Material:
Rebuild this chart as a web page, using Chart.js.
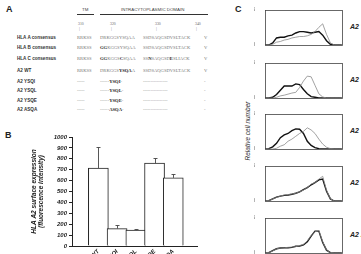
<!DOCTYPE html>
<html>
<head>
<meta charset="utf-8">
<script src="https://cdn.jsdelivr.net/npm/chart.js@4.4.1/dist/chart.umd.min.js"></script>
<style>
html, body { margin: 0; padding: 0; background: #fff; }
body { width: 361px; height: 254px; overflow: hidden; position: relative; font-family: "Liberation Sans", Arial, sans-serif; color: #222; }
.abs { position: absolute; white-space: nowrap; line-height: 1; }
.panel { font-weight: bold; font-size: 9px; }
.rowlab { font-weight: bold; font-size: 4.6px; color: #333; }
.seq { font-family: "Liberation Serif", "Times New Roman", serif; font-size: 4.6px; color: #777; }
.seq b { color: #222; }
.hdr { font-size: 4.4px; color: #444; }
.num { font-family: "Liberation Serif", serif; font-size: 3.8px; color: #666; }
.rule { position: absolute; height: 1px; background: #333; }
.side { font-weight: bold; font-style: italic; font-size: 7px; }
.vlab { font-style: italic; font-size: 6.5px; color: #333; width: 90px; height: 8px; text-align: center; transform: rotate(-90deg); }
canvas { position: absolute; }
</style>
</head>
<body>
<div class="abs panel" style="left:6px;top:5px;">A</div>
<div class="abs panel" style="left:5px;top:131px;">B</div>
<div class="abs panel" style="left:235px;top:5px;">C</div>

<script>
// Panel A : alignement des sequences
const rowLabels = ['HLA A consensus', 'HLA B consensus', 'HLA C consensus', 'A2 WT', 'A2 YSQI', 'A2 YSQL', 'A2 YSQE', 'A2 ASQA'];
const tmSeq = ['RRKSS', 'RRKSS', 'RRKSS', 'RRKSS', '-----', '-----', '-----', '-----'];
const cytoSeq1 = ['DRKGGSYSQAA', '[GG]KGGSYSQAA', '[GG]KGGS[C]SQAA', 'DRKGGS[YSQA]A', '------[YSQI]-', '------[YSQL]-', '------[YSQE]-', '------[ASQA]-'];
const cytoSeq2 = ['SSDSAQGSDVSLTACK', 'SSDSAQGSDVSLTACK', 'SS[N]SAQGSD[E]SLIACK', 'SSDSAQGSDVSLTACK', '----------------', '----------------', '----------------', '----------------'];
const tailSeq = ['V', 'V', 'V', 'V', '-', '-', '-', '-'];
const residueNums = ['310', '320', '330', '340'];

// Panel B : expression de surface
const categories = ['A2 WT', 'A2 YSQI', 'A2 YSQL', 'A2 YSQE', 'A2 ASQA'];
const expression = [715, 160, 145, 760, 625];
const expressionErr = [190, 35, 15, 50, 35];

// Panel C : histogrammes (x en decades log)
const logBins = [0, 0.2, 0.4, 0.6, 0.8, 1.0, 1.2, 1.4, 1.6, 1.8, 2.0, 2.2, 2.4, 2.6, 2.8, 3.0, 3.2, 3.4, 3.6, 3.8, 4.0];
const histTickLabels = ['10\u2070', '10\u00b9', '10\u00b2', '10\u00b3', '10\u2074'];
const histBlack = [
    [0, 0, 0.3, 1.0, 1.1, 1.1, 1.3, 1.4, 1.7, 1.9, 1.9, 1.8, 1.7, 1.8, 1.9, 1.4, 0.6, 0.1, 0, 0, 0],
    [0, 0, 0.1, 0.5, 1.1, 1.7, 1.7, 1.7, 2.0, 1.9, 1.2, 0.6, 0.2, 0.1, 0, 0, 0, 0, 0, 0, 0],
    [0, 0.05, 0.3, 0.8, 1.6, 2.0, 2.2, 2.6, 2.85, 2.8, 2.2, 1.1, 0.5, 0.2, 0.05, 0, 0, 0, 0, 0, 0],
    [0, 0.05, 0.3, 0.55, 0.7, 0.8, 0.85, 0.95, 1.1, 1.3, 1.6, 1.9, 2.3, 2.6, 3.0, 3.1, 1.4, 0.3, 0, 0, 0],
    [0, 0.05, 0.35, 0.6, 0.7, 0.75, 0.75, 0.8, 0.95, 1.0, 1.15, 1.6, 2.4, 3.1, 3.1, 1.5, 0.4, 0.05, 0, 0, 0]
];
const histGray = [
    [0, 0, 0.1, 0.4, 0.5, 0.7, 0.8, 1.0, 1.1, 1.2, 1.2, 1.3, 1.5, 1.9, 2.5, 3.0, 1.5, 0.3, 0, 0, 0],
    [0, 0, 0, 0.1, 0.3, 0.4, 0.55, 0.7, 0.8, 1.5, 2.4, 3.1, 3.0, 1.8, 0.6, 0.15, 0, 0, 0, 0, 0],
    [0, 0, 0, 0.1, 0.4, 0.6, 1.1, 1.4, 1.8, 2.2, 2.5, 3.0, 2.7, 2.2, 1.4, 0.7, 0.25, 0.05, 0, 0, 0],
    [0, 0.05, 0.3, 0.5, 0.7, 0.85, 0.9, 1.0, 1.1, 1.3, 1.55, 1.9, 2.4, 2.6, 3.1, 3.5, 1.5, 0.3, 0, 0, 0],
    [0, 0.05, 0.3, 0.6, 0.7, 0.75, 0.8, 0.85, 0.9, 1.05, 1.2, 1.7, 2.5, 3.0, 3.2, 1.6, 0.4, 0.05, 0, 0, 0]
];

// petite fonction pour mettre en gras le texte entre crochets
function markup(s) {
    return s.replace(/\[([^\]]+)\]/g, '<b>$1</b>');
}

function addText(cls, html, left, top) {
    const d = document.createElement('div');
    d.className = 'abs ' + cls;
    d.innerHTML = html;
    d.style.left = left + 'px';
    d.style.top = top + 'px';
    document.body.appendChild(d);
    return d;
}

// en-tete du panel A
addText('hdr', 'TM', 82, 8);
addText('hdr', 'INTRACYTOPLASMIC DOMAIN', 121, 8);
[[77, 17], [100, 108]].forEach(function(r) {
    const l = document.createElement('div');
    l.className = 'rule';
    l.style.left = r[0] + 'px';
    l.style.top = '14px';
    l.style.width = r[1] + 'px';
    document.body.appendChild(l);
});
const numX = [78, 110, 155, 195];
residueNums.forEach(function(n, i) {
    addText('num', n, numX[i], 23);
    addText('num', '|', numX[i] + 1, 28);
});
const rowY = [36, 46, 56.5, 69, 79.5, 89, 98.5, 108];
rowLabels.forEach(function(lab, i) {
    addText('rowlab', lab, 17, rowY[i]);
    addText('seq', markup(tmSeq[i]), 77, rowY[i]);
    addText('seq', markup(cytoSeq1[i]), 100, rowY[i]);
    addText('seq', markup(cytoSeq2[i]), 143, rowY[i]);
    addText('seq', markup(tailSeq[i]), 204, rowY[i]);
});

// Panel B
const tickFont = { family: '"Liberation Sans", Arial, sans-serif', size: 6, weight: 'bold', style: 'italic' };

const errorBars = {
    id: 'errorBars',
    afterDatasetsDraw(chart) {
        const ctx = chart.ctx;
        const x = chart.scales.x, y = chart.scales.y;
        ctx.save();
        ctx.strokeStyle = '#444';
        ctx.lineWidth = 0.9;
        expression.forEach(function(v, i) {
            const px = Math.round(x.getPixelForValue(i)) + 0.5;
            const base = y.getPixelForValue(v);
            const top = Math.round(y.getPixelForValue(v + expressionErr[i])) + 0.5;
            ctx.beginPath();
            ctx.moveTo(px, base);
            ctx.lineTo(px, top);
            ctx.moveTo(px - 2, top);
            ctx.lineTo(px + 2, top);
            ctx.stroke();
        });
        ctx.restore();
    }
};

const cB = document.createElement('canvas');
cB.width = 175; cB.height = 170;
cB.style.left = '30px'; cB.style.top = '128px';
document.body.appendChild(cB);

new Chart(cB.getContext('2d'), {
    type: 'bar',
    data: {
        datasets: [{
            data: categories.map(function(c, i) { return { x: i, y: expression[i] }; }),
            backgroundColor: '#ffffff',
            borderColor: '#222',
            borderWidth: 1,
            barThickness: 20
        }]
    },
    options: {
        responsive: false,
        animation: false,
        layout: { padding: { top: 9, right: 8, left: 0, bottom: 0 } },
        plugins: { legend: { display: false }, tooltip: { enabled: false } },
        scales: {
            x: {
                type: 'linear',
                min: -0.74,
                max: 4.6,
                grid: { display: false, drawTicks: false },
                border: { color: '#222', width: 1 },
                afterBuildTicks: function(s) { s.ticks = categories.map(function(c, i) { return { value: i }; }); },
                afterFit: function(s) { s.height = 52; },
                ticks: {
                    autoSkip: false,
                    minRotation: 45,
                    maxRotation: 45,
                    padding: 2,
                    color: '#222',
                    font: tickFont,
                    callback: function(v) { return categories[v]; }
                }
            },
            y: {
                min: 0,
                max: 1000,
                grid: { drawOnChartArea: false, tickLength: 3, color: '#222' },
                border: { color: '#222', width: 1 },
                afterFit: function(s) { s.width = 42; },
                ticks: { stepSize: 100, padding: 2, color: '#222', font: tickFont, callback: function(v) { return String(v); } },
                title: {
                    display: true,
                    text: ['HLA A2 surface expression', '(fluorescence intensity)'],
                    color: '#222',
                    padding: 0,
                    font: { family: '"Liberation Sans", Arial, sans-serif', size: 6.5, weight: 'bold', style: 'italic', lineHeight: 1.2 }
                }
            }
        }
    },
    plugins: [errorBars]
});

// Panel C
const frame = {
    id: 'frame',
    afterDatasetsDraw(chart) {
        const a = chart.chartArea;
        const ctx = chart.ctx;
        ctx.save();
        ctx.strokeStyle = '#444';
        ctx.lineWidth = 0.8;
        ctx.strokeRect(Math.round(a.left) + 0.5, Math.round(a.top) + 0.5, Math.round(a.right - a.left), Math.round(a.bottom - a.top));
        ctx.restore();
    }
};

const histTops = [8, 61, 112, 164, 216];
histTops.forEach(function(top, p) {
    const c = document.createElement('canvas');
    c.width = 92; c.height = 48;
    c.style.left = '254px'; c.style.top = (top - 3) + 'px';
    document.body.appendChild(c);
    new Chart(c.getContext('2d'), {
        type: 'line',
        data: {
            datasets: [{
                data: logBins.map(function(d, i) { return { x: d, y: histGray[p][i] }; }),
                borderColor: '#8a8a8a',
                borderWidth: 0.8,
                pointRadius: 0,
                fill: false
            }, {
                data: logBins.map(function(d, i) { return { x: d, y: histBlack[p][i] }; }),
                borderColor: '#111',
                borderWidth: 1.4,
                pointRadius: 0,
                fill: false
            }]
        },
        options: {
            responsive: false,
            animation: false,
            layout: { padding: { top: 3, right: 3, left: 0, bottom: 0 } },
            plugins: { legend: { display: false }, tooltip: { enabled: false } },
            scales: {
                x: {
                    type: 'linear', min: 0, max: 4,
                    grid: { display: false },
                    border: { display: false },
                    afterBuildTicks: function(s) { s.ticks = histTickLabels.map(function(t, i) { return { value: i }; }); },
                    afterFit: function(s) { s.height = 8; },
                    ticks: {
                        autoSkip: false, maxRotation: 0, padding: 1, color: '#444',
                        font: { family: '"Liberation Sans", Arial, sans-serif', size: 4 },
                        callback: function(v) { return histTickLabels[v]; }
                    }
                },
                y: {
                    min: 0, max: 5,
                    grid: { display: false },
                    border: { display: false },
                    afterBuildTicks: function(s) { s.ticks = [{ value: 0 }, { value: 5 }]; },
                    afterFit: function(s) { s.width = 11; },
                    ticks: { padding: 2, color: '#444', font: { family: '"Liberation Sans", Arial, sans-serif', size: 4.5 } }
                }
            }
        },
        plugins: [frame]
    });
    addText('side', categories[p], 350, top + 15);
});

// titre vertical du panel C, centre sur (249, 131)
addText('vlab', 'Relative cell number', 249 - 45, 131 - 4);
</script>
</body>
</html>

Problem requirements: Give again, exactly, the lines from the start of the data through the one holding "const residueNums = ['310', '320', '330', '340'];"; omit the pictures.

Written solution:
Rebuild this chart as a web page, using Chart.js.
<!DOCTYPE html>
<html>
<head>
<meta charset="utf-8">
<script src="https://cdn.jsdelivr.net/npm/chart.js@4.4.1/dist/chart.umd.min.js"></script>
<style>
html, body { margin: 0; padding: 0; background: #fff; }
body { width: 361px; height: 254px; overflow: hidden; position: relative; font-family: "Liberation Sans", Arial, sans-serif; color: #222; }
.abs { position: absolute; white-space: nowrap; line-height: 1; }
.panel { font-weight: bold; font-size: 9px; }
.rowlab { font-weight: bold; font-size: 4.6px; color: #333; }
.seq { font-family: "Liberation Serif", "Times New Roman", serif; font-size: 4.6px; color: #777; }
.seq b { color: #222; }
.hdr { font-size: 4.4px; color: #444; }
.num { font-family: "Liberation Serif", serif; font-size: 3.8px; color: #666; }
.rule { position: absolute; height: 1px; background: #333; }
.side { font-weight: bold; font-style: italic; font-size: 7px; }
.vlab { font-style: italic; font-size: 6.5px; color: #333; width: 90px; height: 8px; text-align: center; transform: rotate(-90deg); }
canvas { position: absolute; }
</style>
</head>
<body>
<div class="abs panel" style="left:6px;top:5px;">A</div>
<div class="abs panel" style="left:5px;top:131px;">B</div>
<div class="abs panel" style="left:235px;top:5px;">C</div>

<script>
// Panel A : alignement des sequences
const rowLabels = ['HLA A consensus', 'HLA B consensus', 'HLA C consensus', 'A2 WT', 'A2 YSQI', 'A2 YSQL', 'A2 YSQE', 'A2 ASQA'];
const tmSeq = ['RRKSS', 'RRKSS', 'RRKSS', 'RRKSS', '-----', '-----', '-----', '-----'];
const cytoSeq1 = ['DRKGGSYSQAA', '[GG]KGGSYSQAA', '[GG]KGGS[C]SQAA', 'DRKGGS[YSQA]A', '------[YSQI]-', '------[YSQL]-', '------[YSQE]-', '------[ASQA]-'];
const cytoSeq2 = ['SSDSAQGSDVSLTACK', 'SSDSAQGSDVSLTACK', 'SS[N]SAQGSD[E]SLIACK', 'SSDSAQGSDVSLTACK', '----------------', '----------------', '----------------', '----------------'];
const tailSeq = ['V', 'V', 'V', 'V', '-', '-', '-', '-'];
const residueNums = ['310', '320', '330', '340'];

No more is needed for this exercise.